Quando a  tratti la scena si interrompe e  gli attori, quasi danzando, camminano a ritroso, arrivando a creare uno spazio velatamente onirico in cui il tempo sembra fermarsi,  viene  esaltata la frattura interna, la dicotomia dei sentimenti che investe Martino Lori e le persone che gli sono intorno. Tutto è sospeso e i personaggi come delle marionette sembrano mossi dall’alto  in balìa della vita stessa, al di là delle loro stesse volontà. L’interpretazione che Lavia regala al pubblico, lasciandosi cucire perfettamente il dramma personale di Martino Lori e sviscerando anche nei minimi movimenti e dettagli la psicologia del personaggio, esprime al meglio una sintesi della poetica pirandelliana. È  durante il secondo atto che lo spettacolo si snoda e prende ritmo senza scadere mai nel patetico e lasciando lo spettatore totalmente catturato dalla vivacità e dalla forza della narrazione.
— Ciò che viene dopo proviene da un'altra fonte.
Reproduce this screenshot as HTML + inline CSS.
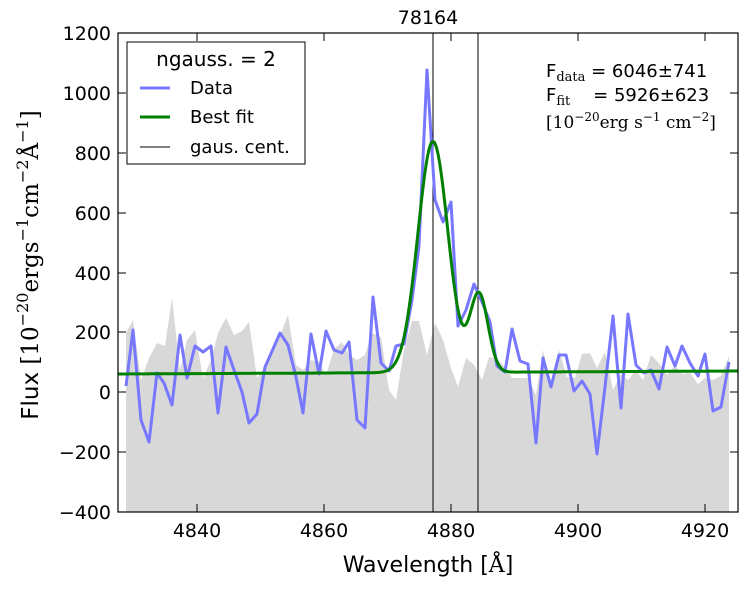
<!DOCTYPE html>
<html><head><meta charset="utf-8"><style>
html,body{margin:0;padding:0;background:#fff;}
svg{display:block;font-family:"DejaVu Sans","Liberation Sans",sans-serif;}
.serif{font-family:"DejaVu Serif","Liberation Serif",serif;}
</style></head><body>
<svg id="s" width="747" height="589" viewBox="0 0 747 589" xmlns="http://www.w3.org/2000/svg">
<rect width="747" height="589" fill="#fff"/>
<clipPath id="c"><rect x="118" y="33" width="620" height="479"/></clipPath>
<g clip-path="url(#c)">
<polygon id="gray" fill="#d8d8d8" points=""/>
<line x1="433" y1="33" x2="433" y2="512" stroke="#000" stroke-width="1"/>
<line x1="478" y1="33" x2="478" y2="512" stroke="#000" stroke-width="1"/>
<polyline id="data" fill="none" stroke="#7777ff" stroke-width="3" stroke-linejoin="round" points=""/>
<polyline id="fit" fill="none" stroke="#008000" stroke-width="3" points=""/>
</g>
<rect x="118" y="33" width="620" height="479" fill="none" stroke="#000" stroke-width="1.2"/>
<g id="ticks" stroke="#000" stroke-width="1"></g>
<g font-size="19" fill="#000">
<text x="111" y="40" text-anchor="end">1200</text>
<text x="111" y="100" text-anchor="end">1000</text>
<text x="111" y="160" text-anchor="end">800</text>
<text x="111" y="220" text-anchor="end">600</text>
<text x="111" y="280" text-anchor="end">400</text>
<text x="111" y="339" text-anchor="end">200</text>
<text x="111" y="399" text-anchor="end">0</text>
<text x="111" y="459" text-anchor="end">−200</text>
<text x="111" y="519" text-anchor="end">−400</text>
<text x="197" y="537" text-anchor="middle">4840</text>
<text x="324" y="537" text-anchor="middle">4860</text>
<text x="451" y="537" text-anchor="middle">4880</text>
<text x="578" y="537" text-anchor="middle">4900</text>
<text x="705" y="537" text-anchor="middle">4920</text>
<text x="428" y="24" text-anchor="middle">78164</text>
</g>
<text x="428" y="572" text-anchor="middle" font-size="22">Wavelength [<tspan class="serif">Å</tspan>]</text>
<text transform="translate(38,265) rotate(-90)" text-anchor="middle" font-size="23">Flux <tspan class="serif">[10<tspan font-size="16" dy="-10">−20</tspan><tspan dy="10">ergs</tspan><tspan font-size="16" dy="-10">−1</tspan><tspan dy="10">cm</tspan><tspan font-size="16" dy="-10">−2</tspan><tspan dy="10">Å</tspan><tspan font-size="16" dy="-10">−1</tspan><tspan dy="10">]</tspan></tspan></text>
<rect x="127" y="42" width="178" height="122" fill="#fff" stroke="#000" stroke-width="1"/>
<text x="216" y="66" text-anchor="middle" font-size="20">ngauss. = 2</text>
<line x1="140" y1="88" x2="170" y2="88" stroke="#7777ff" stroke-width="3"/>
<text x="190" y="94" font-size="18">Data</text>
<line x1="140" y1="117" x2="170" y2="117" stroke="#008000" stroke-width="3"/>
<text x="190" y="123" font-size="18">Best fit</text>
<line x1="140" y1="147" x2="170" y2="147" stroke="#000" stroke-width="1"/>
<text x="190" y="153" font-size="18">gaus. cent.</text>
<g font-size="18">
<text x="546" y="77">F<tspan class="serif" font-size="13" dy="4">data</tspan><tspan dy="-4" xml:space="preserve"> = 6046±741</tspan></text>
<text x="546" y="101">F<tspan class="serif" font-size="13" dy="4">fit</tspan><tspan dy="-4" xml:space="preserve">    = 5926±623</tspan></text>
<text x="546" y="128" class="serif" font-size="17">[10<tspan font-size="12" dy="-7">−20</tspan><tspan dy="7">erg s</tspan><tspan font-size="12" dy="-7">−1</tspan><tspan dy="7"> cm</tspan><tspan font-size="12" dy="-7">−2</tspan><tspan dy="7">]</tspan></text>
</g>
</svg>
<script>
var d=[126,386,133,330,141,420,149,442,157,373,164,383,172,405,180,335,187,378,195,346,203,352,211,346,218,413,226,347,234,370,242,392,249,423,257,414,265,367,273,349,280,333,288,345,296,377,303,413,311,334,319,374,326,331,334,350,342,353,349,342,357,420,365,428,373,297,381,363,389,371,396,346,404,344,412,300,419,246,427,70,435,200,443,222,451,202,458,326,466,310,474,284,482,302,490,322,497,366,505,372,512,329,520,361,528,364,536,443,543,358,551,387,559,355,566,355,574,391,582,381,590,394,597,454,605,387,613,316,621,408,628,314,636,365,644,373,651,370,659,389,667,347,675,366,682,346,690,363,698,376,705,354,713,411,721,407,729,362];
var p=[];for(var i=0;i<d.length;i+=2)p.push(d[i]+','+d[i+1]);
document.getElementById('data').setAttribute('points',p.join(' '));
var g=[126,333,133,320,141,380,149,358,157,343,165,346,172,298,180,370,187,340,195,330,203,378,211,360,218,333,226,318,234,335,242,331,249,322,257,378,265,367,273,346,280,336,288,315,296,365,303,370,311,360,319,362,326,375,334,349,342,342,349,355,357,360,365,355,372,333,381,337,389,390,396,400,404,350,412,321,419,321,427,355,435,323,443,340,451,368,458,387,466,358,474,365,482,380,489,357,497,359,505,367,512,378,520,378,528,378,536,395,543,350,551,384,559,350,567,377,575,378,582,354,590,353,597,368,605,352,613,390,621,374,628,380,636,370,643,380,651,355,659,363,667,375,675,365,682,374,690,373,698,384,705,378,713,380,721,376,729,356];
var q=['126,512'];for(i=0;i<g.length;i+=2)q.push(g[i]+','+g[i+1]);q.push('729,512');
document.getElementById('gray').setAttribute('points',q.join(' '));
var f=[];for(var x=118;x<=738;x+=1){var base=374-(x-118)/620*3;var y=base-231*Math.exp(-Math.pow((x-433)/15,2)/2)-78*Math.exp(-Math.pow((x-479)/9,2)/2);f.push(x+','+y.toFixed(1));}
document.getElementById('fit').setAttribute('points',f.join(' '));
var t=document.getElementById('ticks'),h='';
[33,93,153,213,273,332,392,452,512].forEach(function(y){h+='<line x1="118" y1="'+y+'" x2="126" y2="'+y+'"/><line x1="730" y1="'+y+'" x2="738" y2="'+y+'"/>';});
[197,324,451,578,705].forEach(function(x){h+='<line x1="'+x+'" y1="512" x2="'+x+'" y2="504"/><line x1="'+x+'" y1="33" x2="'+x+'" y2="41"/>';});
t.innerHTML=h;
</script>
</body></html>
Il gioco delle parti che si scardinano, le contraddizioni che lentamente emergono, i ruoli che si ridefiniscono, le fratture sentimentali che prendono corpo e le crudeli verità che la vita impone e con le quali inevitabilmente si devono fare i conti, diventano materia attuale e spunto per una profonda riflessione. Allora, come il protagonista insegna, non si può più restare impassibili: è necessario agire andando a fondo, per recuperare la stima degli altri e la dignità, grazie alla consapevolezza e l’amara consolazione che, ormai,  «chi ha capito il giuoco, non riesce più a ingannarsi; ma chi non riesce più a ingannarsi non può più prendere né gusto né piacere alla vita. Così è».

Teatro Argentina di Roma: dal 16 gennaio al fino al 27 gennaio 2013.